Yes, relating to the Russian revolution, that makes a lot of sense. I think
Simon Clarke was putting the reverse argument together recently, namely that

the incorporation of the USSR and its devalorisation during the 1990s was
also critical for a temporary easing of global overaccumulation crisis.

Luxemburg's merits are great in pointing out the superexploitative
relationships between metropole and colony, in contrast to the other
theories of the day. That's why the current interest in her ideas is so
useful, and why the republication of her work is welcome. We work closely
with the Rosa Luxemburg Stiftung in Jo'burg, and are holding a colloquium on

her ideas in just over a month. In The Accumulation of Capital, her 2000
words on South Africa's 19th century accumulation trajectory are superb.

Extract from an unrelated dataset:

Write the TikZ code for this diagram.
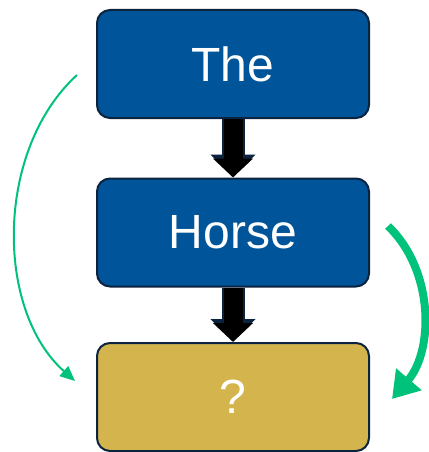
\documentclass[tikz,border=0pt]{standalone}
\usepackage{fontspec}
\setmainfont{Liberation Sans}
\usetikzlibrary{arrows.meta}
\definecolor{boxblue}{RGB}{0,84,153}
\definecolor{boxgold}{RGB}{211,180,77}
\definecolor{boxline}{RGB}{12,35,64}
\definecolor{arcgreen}{RGB}{0,194,122}
\begin{document}
\begin{tikzpicture}[
          x=1pt, y=-1pt,
          every node/.style={rounded corners=13pt, draw=boxline, line width=2pt,
            minimum width=272pt, minimum height=108pt, text=white,
            font=\fontsize{48}{58}\selectfont},
          word/.style={fill=boxblue},
          guess/.style={fill=boxgold},
          shaftout/.style={draw=boxline, line width=23pt,
            -{Triangle[length=22pt, width=44pt]}},
          shaftin/.style={draw=black, line width=19pt,
            -{Triangle[length=19pt, width=39pt]}},
          skip/.style={draw=arcgreen, line width=2pt,
            -{Triangle[length=15pt, width=13pt]}},
          near/.style={draw=arcgreen, line width=8pt,
            -{Triangle[length=26pt, width=32pt]}}
        ]
        \useasboundingbox (0,0) rectangle (428,452);
        % 1
        \node[word] (the) at (233,64) {The};
        % 2
        \node[word] (horse) at (233,232.5) {Horse};
        % 3
        \node[guess] (query) at (233,397) {?};
        % block arrows
        \draw[shaftout] (the.south) -- ([yshift=1pt]horse.north);
        \draw[shaftin] (the.south) -- (horse.north);
        \draw[shaftout] (horse.south) -- ([yshift=1pt]query.north);
        \draw[shaftin] (horse.south) -- (query.north);
        % green arcs
        \coordinate (skipstart) at (77,75);
        \coordinate (skipend) at (75,381);
        \coordinate (nearstart) at (388,226);
        \coordinate (nearend) at (392,399);
        \draw[skip] (skipstart) .. controls (-5,150) and (-5,310) .. (skipend);
        \draw[near] (nearstart) .. controls (434,270) and (434,350) .. (nearend);
      \end{tikzpicture}
\end{document}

The practical problem, here in SA and elsewhere, is that the 'independence
in so many colonies' during the 20th century did not generally harm the
interests of global capital, hence the phrase neocolonialism. In South
Africa, for example, independence in 1994 was an exceptionally profitable
experience for local capital, subimperial political economics, and imperial
accumulation. Last week in Tanzania, my colleague Sufian Bukurura and I
presented an update of Walter Rodney's thesis, How Europe Underdeveloped
Africa, at a University Dar es Salaam conference devoted to Rodney
(available if you like by writing me off list). Though I wasn't in
attendance, I read all the papers yesterday, and I don't think anyone
there - Africa's leading left thinkers - would dispute the argument that the

neoliberal era in Africa was a great boost to capitalist profitability, even

taking into account currency crashes which, for instance, devalued Lonrho's
African holdings quite badly during the 1980s-90s. Even the World Bank
acknowledges now that extractive processes leave most of Africa as net
losers of wealth each year, when one factors in all the other ecological
damage and mineral/petro depletion now underway. That was Luxemburg's main
point: under conditions of profitability squeeze, a more frantic hunt for
surpluses drawn from market penetration of society and nature ensues
(regardless of interimperial rivalries).